Fiat is an automotive monolith and Italian industrial giant. Despite manufacturing cars for over 100 years, in all shapes and forms, its image and reputation has been dogged by the legacy a range of unimaginative and wholly unreliable cars which it churned out throughout the 1980s. Every model was dull eurobox, with cheap and nasty components. A world removed from the zesty Fiats of the 60s and 70s. If you wanted a fun family car, with a raucous twin cam engine, first stop was Fiat. If you wanted a sharp handling hatchback, there was a Fiat for you. Low cost coupes or sports cars? Obviously Fiat.
Yet somehow Fiat lost its way. We got Regattas, Tempras and Cromas. Instantly forgettable scrapheap fodder. The little Barchetta, launched in 1995, was an attempt by the Turin giant to awaken its lost sports car credentials. The design brief was simple – create a open top, lightweight, two-seater sports car, in the classic Italian style. Fiat didn’t disappoint. The new Barchetta took the best parts of modern motoring, which applying design cues from former models like the Fiat 124.
The Barchetta was offered for sale in the UK and Ireland, but was only available in left hand drive and it was relatively expensive. As a result, sales never really took off, despite a ten year production run. With only around 500 on the roads, the car remains a rare and head turning sight. So I was delighted, when stalwart RMS snapper, Graham Curry, said he knew where a rare right hand drive model lived.

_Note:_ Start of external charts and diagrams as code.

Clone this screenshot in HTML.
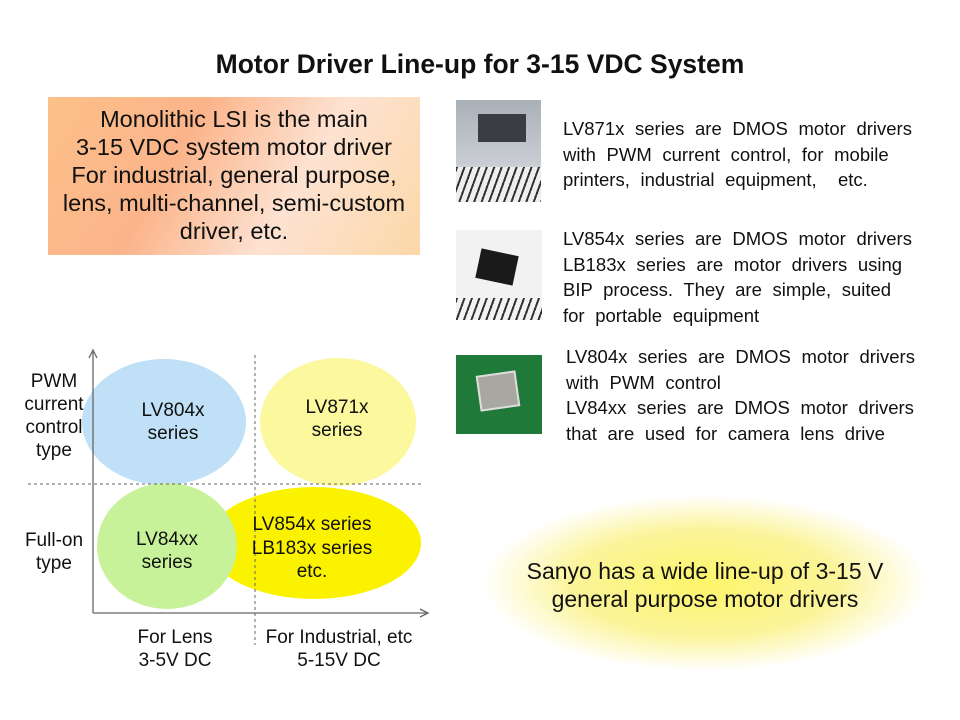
<!DOCTYPE html>
<html><head><meta charset="utf-8"><style>
body{margin:0;width:960px;height:720px;background:#fff;position:relative;overflow:hidden;font-family:"Liberation Sans",sans-serif;color:#111}
.a{position:absolute}
.t{font-size:18.5px;line-height:25.5px;white-space:nowrap;word-spacing:5.5px}
</style></head><body>
<div class="a" style="left:0;width:960px;top:49px;text-align:center;font-weight:bold;font-size:26.5px">Motor Driver Line-up for 3-15 VDC System</div>
<div class="a" style="left:48px;top:97px;width:372px;height:158px;background:linear-gradient(120deg,#fcc089 0%,#fbb48a 35%,#fde2d2 65%,#fcd8a8 100%)"></div>
<div class="a" style="left:38px;top:105px;width:392px;text-align:center;font-size:23.5px;line-height:28px;white-space:nowrap">Monolithic LSI is the main<br>3-15 VDC system motor driver<br>For industrial, general purpose,<br>lens, multi-channel, semi-custom<br>driver, etc.</div>

<div class="a" style="left:456px;top:100px;width:85px;height:102px;background:linear-gradient(180deg,#aab0b8,#c8ccd2 60%,#e8e8e8)"><div style="position:absolute;left:22px;top:14px;width:48px;height:28px;background:#3a3d44"></div><div style="position:absolute;left:0;bottom:0;width:85px;height:35px;background:repeating-linear-gradient(110deg,#333 0 2px,#eee 2px 7px)"></div></div>
<div class="a" style="left:456px;top:230px;width:86px;height:90px;background:#f2f2f2"><div style="position:absolute;left:22px;top:22px;width:38px;height:30px;background:#1a1a1a;transform:rotate(12deg)"></div><div style="position:absolute;left:0;bottom:0;width:86px;height:22px;background:repeating-linear-gradient(110deg,#333 0 2px,#f2f2f2 2px 7px)"></div></div>
<div class="a" style="left:456px;top:355px;width:86px;height:79px;background:#1f7a3a"><div style="position:absolute;left:22px;top:18px;width:36px;height:32px;background:#a8a8a0;border:2px solid #ddd;transform:rotate(-8deg)"></div></div>

<div class="a t" style="left:563px;top:116px">LV871x series are DMOS motor drivers<br>with PWM current control, for mobile<br>printers, industrial equipment,&nbsp; etc.</div>
<div class="a t" style="left:563px;top:226px">LV854x series are DMOS motor drivers<br>LB183x series are motor drivers using<br>BIP process. They are simple, suited<br>for portable equipment</div>
<div class="a t" style="left:566px;top:344px">LV804x series are DMOS motor drivers<br>with PWM control<br>LV84xx series are DMOS motor drivers<br>that are used for camera lens drive</div>

<svg class="a" style="left:0;top:0" width="960" height="720">
<defs><radialGradient id="g" cx="50%" cy="50%" r="50%"><stop offset="0" stop-color="#fdf56a"/><stop offset="0.6" stop-color="#fbf49a"/><stop offset="1" stop-color="#fff" stop-opacity="1"/></radialGradient></defs>
<ellipse cx="705" cy="583" rx="222" ry="88" fill="url(#g)"/>
<ellipse cx="164" cy="422" rx="82" ry="63" fill="#bfe0f6"/>
<ellipse cx="338" cy="422" rx="78" ry="64" fill="#fbf89e"/>
<ellipse cx="314" cy="543" rx="107" ry="56" fill="#fbf200"/>
<ellipse cx="167" cy="546" rx="70" ry="63" fill="#c8f29a"/>
<line x1="93" y1="613" x2="93" y2="352" stroke="#666" stroke-width="1.3"/>
<polyline points="89,358 93,350 97,358" fill="none" stroke="#666" stroke-width="1.3"/>
<line x1="93" y1="613" x2="426" y2="613" stroke="#666" stroke-width="1.3"/>
<polyline points="420,609 428,613 420,617" fill="none" stroke="#666" stroke-width="1.3"/>
<line x1="255" y1="355" x2="255" y2="645" stroke="#666" stroke-dasharray="3,3"/>
<line x1="28" y1="484" x2="422" y2="484" stroke="#666" stroke-dasharray="3,3"/>
<g font-family="Liberation Sans, sans-serif" font-size="19" text-anchor="middle" fill="#111">
<text x="54" y="387">PWM</text><text x="54" y="410">current</text><text x="54" y="433">control</text><text x="54" y="456">type</text>
<text x="54" y="546">Full-on</text><text x="54" y="569">type</text>
<text x="173" y="416">LV804x</text><text x="173" y="439">series</text>
<text x="337" y="413">LV871x</text><text x="337" y="436">series</text>
<text x="167" y="545">LV84xx</text><text x="167" y="568">series</text>
<text x="312" y="530">LV854x series</text><text x="312" y="554">LB183x series</text><text x="312" y="577">etc.</text>
<text x="175" y="643">For Lens</text><text x="175" y="666">3-5V DC</text>
<text x="339" y="643">For Industrial, etc</text><text x="339" y="666">5-15V DC</text>
</g>
<g font-family="Liberation Sans, sans-serif" font-size="23" text-anchor="middle" fill="#111">
<text x="705" y="579">Sanyo has a wide line-up of 3-15 V</text>
<text x="705" y="607">general purpose motor drivers</text>
</g>
</svg>
</body></html>
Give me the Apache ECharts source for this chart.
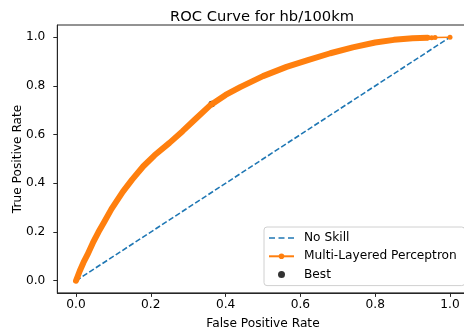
<!DOCTYPE html>
<html>
<head>
<meta charset="utf-8">
<script src="https://cdn.jsdelivr.net/npm/echarts@6/dist/echarts.min.js"></script>
<style>html,body{margin:0;padding:0;background:#fff;}#c{width:464px;height:336px;}</style>
</head>
<body>
<div id="c"></div>
<script>
// ---- data ----
const titleText = 'ROC Curve for hb/100km';
const xName = 'False Positive Rate';
const yName = 'True Positive Rate';
const tickValues = [0, 0.2, 0.4, 0.6, 0.8, 1.0];
const noSkillFpr = [0, 1];
const noSkillTpr = [0, 1];
const mlpFpr = [0, 0.002, 0.01, 0.02, 0.03, 0.045, 0.06, 0.075, 0.095, 0.125, 0.15, 0.18, 0.21, 0.25, 0.285, 0.318, 0.36, 0.40, 0.439, 0.50, 0.563, 0.62, 0.68, 0.74, 0.80, 0.85, 0.90, 0.94];
const mlpTpr = [0, 0.008, 0.04, 0.075, 0.105, 0.155, 0.2, 0.24, 0.295, 0.365, 0.415, 0.47, 0.515, 0.566, 0.614, 0.662, 0.722, 0.763, 0.795, 0.84, 0.878, 0.906, 0.934, 0.958, 0.978, 0.989, 0.996, 0.998];
const mlpTailFpr = [0.94, 0.951, 0.96, 1.0];
const mlpTailTpr = [0.998, 0.998, 0.999, 1.0];
const bestFpr = [0.363];
const bestTpr = [0.726];

const zip = (a, b) => a.map((v, i) => [v, b[i]]);
const FONT = 'DejaVu Sans';
const INK = '#262626';
const FS = 12.2;

const chart = echarts.init(document.getElementById('c'), null, {renderer: 'canvas'});
chart.setOption({
  animation: false,
  backgroundColor: '#fff',
  title: {
    text: titleText, left: 257, top: 5, textAlign: 'center',
    textStyle: {fontFamily: FONT, fontSize: 14.7, fontWeight: 'normal', color: '#000'}
  },
  grid: {
    left: 57.3, right: -4.7, top: 25, bottom: 43.1,
    containLabel: false, outerBoundsMode: 'none',
    show: true, borderColor: INK, borderWidth: 1, backgroundColor: 'transparent'
  },
  xAxis: {
    type: 'value', min: -0.05, max: 1.05,
    name: xName, nameLocation: 'middle', nameGap: 25, nameMoveOverlap: false,
    nameTextStyle: {fontFamily: FONT, fontSize: FS, color: '#000'},
    axisLine: {show: true, onZero: false, lineStyle: {color: INK, width: 1}},
    axisTick: {show: true, length: 4, customValues: tickValues, lineStyle: {color: INK}},
    axisLabel: {customValues: tickValues, margin: 6, fontFamily: FONT, fontSize: FS, color: '#000',
      formatter: v => v.toFixed(1)},
    splitLine: {show: false}
  },
  yAxis: {
    type: 'value', min: -0.05, max: 1.05,
    name: yName, nameLocation: 'middle', nameGap: 33, nameMoveOverlap: false,
    nameTextStyle: {fontFamily: FONT, fontSize: FS, color: '#000'},
    axisLine: {show: true, onZero: false, lineStyle: {color: INK, width: 1}},
    axisTick: {show: true, length: 4, customValues: tickValues, lineStyle: {color: INK}},
    axisLabel: {customValues: tickValues, margin: 12, fontFamily: FONT, fontSize: FS, color: '#000',
      formatter: v => v.toFixed(1)},
    splitLine: {show: false}
  },
  legend: {
    orient: 'vertical', left: 264, top: 227,
    padding: [4, 8, 4, 4],
    itemWidth: 25, itemHeight: 7, itemGap: 4.3,
    backgroundColor: 'rgba(255,255,255,0.8)', borderColor: '#d0d0d0', borderWidth: 1, borderRadius: 3,
    textStyle: {fontFamily: FONT, fontSize: FS, lineHeight: 14, color: '#000', padding: [0, 0, 0, 5]},
    data: [
      {name: 'No Skill', icon: 'path://M0,0h6v1.6h-6z M9.5,0h6v1.6h-6z M19,0h6v1.6h-6z'},
      'Multi-Layered Perceptron',
      'Best'
    ]
  },
  series: [
    {
      name: 'No Skill', type: 'line', data: zip(noSkillFpr, noSkillTpr),
      symbol: 'none', z: 3,
      lineStyle: {color: '#1f77b4', width: 1.6, type: [5.5, 2.4]},
      itemStyle: {color: '#1f77b4'}
    },
    {
      name: 'Best', type: 'scatter', data: zip(bestFpr, bestTpr),
      symbol: 'circle', symbolSize: 6.5, z: 2,
      itemStyle: {color: '#000'}
    },
    {
      name: 'Multi-Layered Perceptron', type: 'line', data: zip(mlpTailFpr, mlpTailTpr),
      symbol: 'circle', symbolSize: 5, showSymbol: true, z: 4,
      lineStyle: {color: '#ff7f0e', width: 1.5},
      itemStyle: {color: '#ff7f0e', borderWidth: 0}
    },
    {
      name: 'Multi-Layered Perceptron', type: 'line', data: zip(mlpFpr, mlpTpr),
      symbol: 'none', z: 4,
      lineStyle: {color: '#ff7f0e', width: 6, cap: 'round', join: 'round'}
    }
  ]
});
</script>
</body>
</html>
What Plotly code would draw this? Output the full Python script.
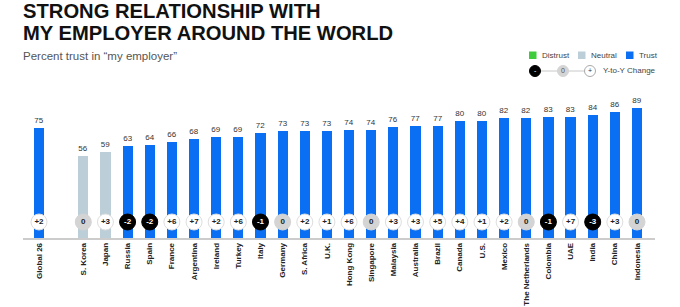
import plotly.graph_objects as go

countries = ["Global 26", "S. Korea", "Japan", "Russia", "Spain", "France", "Argentina",
             "Ireland", "Turkey", "Italy", "Germany", "S. Africa", "U.K.", "Hong Kong",
             "Singapore", "Malaysia", "Australia", "Brazil", "Canada", "U.S.", "Mexico",
             "The Netherlands", "Colombia", "UAE", "India", "China", "Indonesia"]
trust = [75, 56, 59, 63, 64, 66, 68, 69, 69, 72, 73, 73, 73, 74, 74, 76, 77, 77,
         80, 80, 82, 82, 83, 83, 84, 86, 89]
change = [2, 0, 3, -2, -2, 6, 7, 2, 6, -1, 0, 2, 1, 6, 0, 3, 3, 5, 4, 1, 2, 0,
          -1, 7, -3, 3, 0]
level = ["trust", "neutral", "neutral"] + ["trust"] * 24

BLUE = "#0a6ff2"
NEUTRAL = "#bccfd8"
GREEN = "#3ccc3c"
FONT = "Liberation Sans, Arial, sans-serif"

# slot positions: Global 26 separated from the countries by one empty slot
xpos = [0] + list(range(2, 2 + len(countries) - 1))

# pixel geometry
L, R, T, B = 23, 25, 90, 69
W, H = 680, 307
pw = W - L - R
ph = H - T - B
px_per_unit = 130 / 89.0
ymax = ph / px_per_unit
slot = (637 - 39) / 27.0
xmin = -(39 - L) / slot
xmax = 27 + (655 - 637) / slot
bubble_y = 16 / px_per_unit

def pxx(px):
    return (px - L) / pw

def pxy(py):
    return (H - B - py) / ph

bar_colors = [NEUTRAL if lv == "neutral" else BLUE for lv in level]

fig = go.Figure()
fig.add_trace(go.Bar(
    x=xpos, y=trust, width=0.46, marker=dict(color=bar_colors, line=dict(width=0)),
    text=[str(v) for v in trust], textposition="outside",
    textfont=dict(size=8, color="#333333", family=FONT),
    cliponaxis=False, hoverinfo="skip", showlegend=False))

def fmt(c):
    return "+%d" % c if c > 0 else str(c)

fill = ["#000000" if c < 0 else ("#d4d4d4" if c == 0 else "#ffffff") for c in change]
edge = ["#000000" if c < 0 else ("#d4d4d4" if c == 0 else "#dedede") for c in change]
tcol = ["#ffffff" if c < 0 else "#222222" for c in change]

fig.add_trace(go.Scatter(
    x=xpos, y=[bubble_y] * len(xpos), mode="markers+text",
    marker=dict(size=16, color=fill, line=dict(color=edge, width=1)),
    text=["<b>%s</b>" % fmt(c) for c in change], textposition="middle center",
    textfont=dict(size=8, color=tcol, family=FONT),
    cliponaxis=False, hoverinfo="skip", showlegend=False))

shapes = []
annotations = []

# title and subtitle
for line, cy in [("STRONG RELATIONSHIP WITH", 11.5), ("MY EMPLOYER AROUND THE WORLD", 33)]:
    annotations.append(dict(
        xref="paper", yref="paper", x=pxx(21), y=pxy(cy), xanchor="left", yanchor="middle",
        text="<b>%s</b>" % line, showarrow=False, align="left",
        font=dict(size=20.2, color="#111111", family=FONT)))
annotations.append(dict(
    xref="paper", yref="paper", x=pxx(21), y=pxy(55.5), xanchor="left", yanchor="middle",
    text="Percent trust in \u201cmy employer\u201d", showarrow=False,
    font=dict(size=11.5, color="#555555", family=FONT)))

# legend row 1
legend_items = [("Distrust", GREEN, 529), ("Neutral", NEUTRAL, 578), ("Trust", BLUE, 626)]
for name, col, x0 in legend_items:
    shapes.append(dict(type="rect", xref="paper", yref="paper",
                       x0=pxx(x0), x1=pxx(x0 + 7.5), y0=pxy(51.5), y1=pxy(59),
                       fillcolor=col, line=dict(width=0)))
    annotations.append(dict(xref="paper", yref="paper", x=pxx(x0 + 10.5), y=pxy(55),
                            xanchor="left", yanchor="middle", text=name, showarrow=False,
                            font=dict(size=8, color="#444444", family=FONT)))

# legend row 2
ly = pxy(71)
shapes.append(dict(type="line", xref="paper", yref="paper", x0=pxx(535), x1=pxx(590),
                   y0=ly, y1=ly, line=dict(color="#c8c8c8", width=1)))
r = 5.5
for cx, fc, lc in [(535, "#000000", "#000000"), (563, "#d4d4d4", "#d4d4d4"), (590, "#ffffff", "#aaaaaa")]:
    shapes.append(dict(type="circle", xref="paper", yref="paper",
                       x0=pxx(cx - r), x1=pxx(cx + r), y0=pxy(71 + r), y1=pxy(71 - r),
                       fillcolor=fc, line=dict(color=lc, width=1)))
for cx, t, c in [(535, "-", "#ffffff"), (563, "0", "#555555"), (590, "+", "#333333")]:
    annotations.append(dict(xref="paper", yref="paper", x=pxx(cx), y=pxy(70.5),
                            xanchor="center", yanchor="middle", text=t, showarrow=False,
                            font=dict(size=7, color=c, family=FONT)))
annotations.append(dict(xref="paper", yref="paper", x=pxx(601), y=pxy(70.5),
                        xanchor="left", yanchor="middle", text="Y-to-Y Change",
                        showarrow=False, font=dict(size=8, color="#444444", family=FONT)))

fig.update_layout(
    width=W, height=H, margin=dict(l=L, r=R, t=T, b=B, autoexpand=False),
    paper_bgcolor="white", plot_bgcolor="white",
    shapes=shapes, annotations=annotations, bargap=0,
    xaxis=dict(range=[xmin, xmax], tickmode="array", tickvals=xpos, ticktext=countries,
               tickangle=-90, showline=True, linecolor="#cccccc", linewidth=1.5,
               showgrid=False, zeroline=False, ticks="", fixedrange=True, automargin=False,
               tickfont=dict(size=8, color="#222222", family=FONT, weight="bold")),
    yaxis=dict(range=[0, ymax], visible=False, showgrid=False, zeroline=False,
               fixedrange=True, automargin=False),
)

fig.write_html("out.html")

I’ve a soft spot for the Fiat Barchetta. Maybe it’s the curiosity value that appeals to me. Or maybe it’s because, despite the fix it again reputation, it’s a very solid and well engineered car. A 16-valve, twin overhead camshaft 1.8-litre VVT engine, is the heartbeat, kicking out 130bhp. Not impressive by current standards, but enough for 0-60 in 8.6 secs and a top speed north of 124 mph. But then again, the whole point of this car is tops off, point and squirt motoring. Find a twisty stretch of tarmac, get the roof down and let the raspy Italian four pot provide the soundtrack.
This particular Fiat Barchetta is one of only six right hand drive cars. This car was brought into the UK in 1998 along with the others and handed over to DTR Sportscars, a specialist based in Surrey. It cost £4,000 per car to stick the steering wheel on the other side, so the costs didn’t stack up for such a low volume car. As for the fate of the original six RHD Barchettas, two were exported, one found itself in the hands of Top Gear and the remaining three were sold to the UK public.
This Giallo Ginestra (or broom yellow) example has spent most of its life safe in the hands of the Fiat Barchetta owners club. It rolled out of the showroom with a raft of high-end extras and has only covered 59,000 miles. The cars have a niche but loyal following and have the hallmarks of a future classic.